Australia’s TGA considers stronger nicotine vaping product regulation

On 23 March 2023, Australia’s therapeutic goods regulator, the Therapeutic Goods Administration (TGA) published a summary of feedback received from a public consultation, initiated in November 2022, on potential reforms to the regulation of nicotine vaping products (NVPs) in Australia.  

The TGA received over 4,000 responses to its call for comment regarding the following issues:

  • strengthening border controls for NVPs;
  • requiring pre-market TGA assessment of NVPs against minimum quality and safety standards;
  • requiring minimum quality and safety standards for NVPs; and
  • clarifying the status of NVPs as therapeutic goods.

Current regulation of NVPs

Currently, NVPs are regulated as medicines under the Therapeutic Goods Act 1989. This means that NVPs cannot be imported, manufactured or supplied (excluding retail supply) unless they are listed on the Australian Register of Therapeutic Goods (ARTG).

Current smokers can obtain NVPs solely to assist in quitting smoking, following a consultation with a medical practitioner and a prescription from a medical practitioner. A person with a prescription can directly import up to 3 months’ supply of NVPs for personal use.

NVPs can only be lawfully supplied by pharmacies in Australia. It is illegal for other Australian retailers (such as tobacconists, ‘vape’ shops and convenience stores) to sell NVPs to consumers, even where the consumer has a valid doctor’s prescription. Nevertheless, vaping products, including NVPs are readily available (illegally) from a large number of convenience and other stores throughout Australia, and are being purchased by minors.

Feedback on the proposed reforms 

  1. Strengthening border controls for NVPs:

The TGA’s preferred option for reform regarding this issue was to end the personal importation scheme and require importers to obtain an import permit.  This was supported by all Australian State/Territory governments and an overwhelming number of public health associations, health professional bodies and individuals. Should this proposal be adopted, any NVPs attempted to be imported without the appropriate import permit would be illegal and any that are identified by Australian Border Force would be seized. Penalties would also apply to the importers.

Many groups also noted that border controls should be placed on non-nicotine vaping products (which was broader than the scope of the consultation).
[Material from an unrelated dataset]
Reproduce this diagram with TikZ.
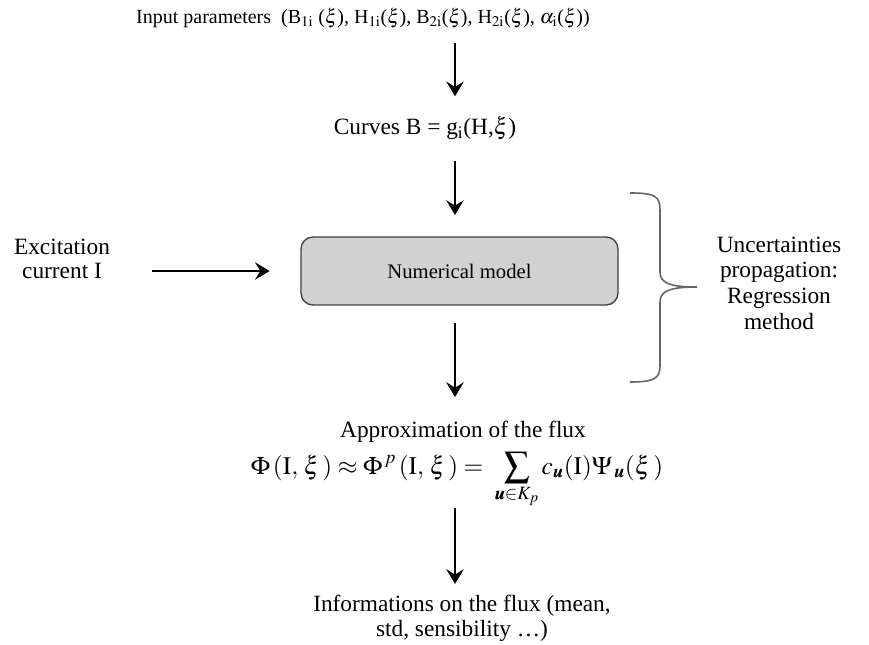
\documentclass[tikz,border=0pt]{standalone}
\usepackage{amsmath}
\usepackage{mathptmx}
\usepackage{bm}
\usepackage[no-math]{fontspec}
\setmainfont{Liberation Serif}
\newfontfamily\timesfont{Liberation Serif}
\usetikzlibrary{arrows.meta}
\tikzset{
  txt/.style = {align=center, inner sep=0pt, font=\timesfont\fontsize{17.5}{18.5}\selectfont},
  modelbox/.style = {draw=black!75, fill=black!18, line width=1pt, rounded corners=9pt,
                     minimum width=237.75pt, minimum height=51pt, font=\timesfont\fontsize{15.5}{18}\selectfont},
  flow/.style = {->, line width=2.2pt},
  bracecol/.style = {draw=black!60, line width=1.2pt}
}

\begin{document}
\begin{tikzpicture}[x=0.75pt,y=-0.75pt,>={Stealth[length=11pt,width=13pt,inset=4pt]}]
  \useasboundingbox (0,0) rectangle (869,644);
  \coordinate (axis) at (455,0);
  % texts and the model
  \node [txt, font=\timesfont\fontsize{15}{18}\selectfont] (input) at (363,18) {Input parameters\ \ (B$_{\mathrm{1i}}$ ($\xi$), H$_{\mathrm{1i}}$($\xi$), B$_{\mathrm{2i}}$($\xi$), H$_{\mathrm{2i}}$($\xi$), $\alpha_{\mathrm{i}}$($\xi$))};
  \node [txt] (curves) at (425,128) {Curves B = g$_{\mathrm{i}}$(H,$\xi$)};
  \node [modelbox] (model) at (459.5,271) {Numerical model};
  \node [txt] (excitation) at (62,259) {Excitation\\current I};
  \node [txt, font=\timesfont\fontsize{17.5}{19.3}\selectfont] (uncert) at (779,283) {Uncertainties\\propagation:\\Regression\\method};
  \node [txt] (approx) at (463,432) {Approximation of the flux};
  \node [txt, anchor=base, font=\fontsize{19}{21}\selectfont] (formula) at (457,474)
    {$\displaystyle \Phi\,(\mathrm{I},\,\xi\,) \approx \Phi^{\,p}\,(\mathrm{I},\,\xi\,) = \;\sum_{\bm{u}\in K_p} c_{\bm{u}}(\mathrm{I})\Psi_{\,\bm{u}}(\xi\,)$};
  \node [txt] (info) at (462,618) {Informations on the flux (mean,\\std, sensibility \dots)};
  % connectors
  \draw [flow, shorten <=11pt, shorten >=15pt] (input.south -| axis) -- (curves.north -| axis);
  \draw [flow, shorten <=16pt, shorten >=16pt] (curves.south -| axis) -- (model.north -| axis);
  \draw [flow, shorten <=31pt, shorten >=23pt] (excitation.east |- model.west) -- (model.west);
  \draw [flow, shorten <=13pt, shorten >=18pt] (model.south -| axis) -- (approx.north -| axis);
  \draw [flow, shorten <=0pt, shorten >=8pt] (formula.south -| axis) -- (info.north -| axis);
  % brace
  \draw [bracecol] (630,193) .. controls (655,193) and (660,196) .. (660,210) -- (660,272)
    .. controls (660,283) and (670,287) .. (697,287)
    .. controls (670,287) and (660,291) .. (660,302) -- (660,366)
    .. controls (660,378) and (655,382) .. (630,382);
\end{tikzpicture}
\end{document}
2. Requiring pre-market TGA assessment of NVPs against minimum quality and safety standards:

The TGA’s preferred option was to require pre-market TGA assessment of NVPs against a product standard specifying certain quality and safety requirements. This was supported by a significant number of State/Territory governments and health professional bodies and individuals.

3. Requiring minimum quality and safety standards for NVPs:

The TGA’s preferred option was to include pharmaceutical-like packaging, warning statements, prohibition or restriction on flavours and certain other ingredients and limits on NVP volume and overall nicotine content.

This was strongly supported by State/Territory governments, health professional bodies and individuals.  There was also significant support for banning disposable NVPs.

4. Clarifying the status of NVPs as ‘therapeutic goods’:

This was generally supported (except by vaping retailers / manufacturers / importers, pro-vaping associations and individual vapers).

Next steps

The TGA has considered the feedback and is now providing advice to the Government on possible options for reform.  The Government will then consider the TGA consultation and advice and implement any legislative changes.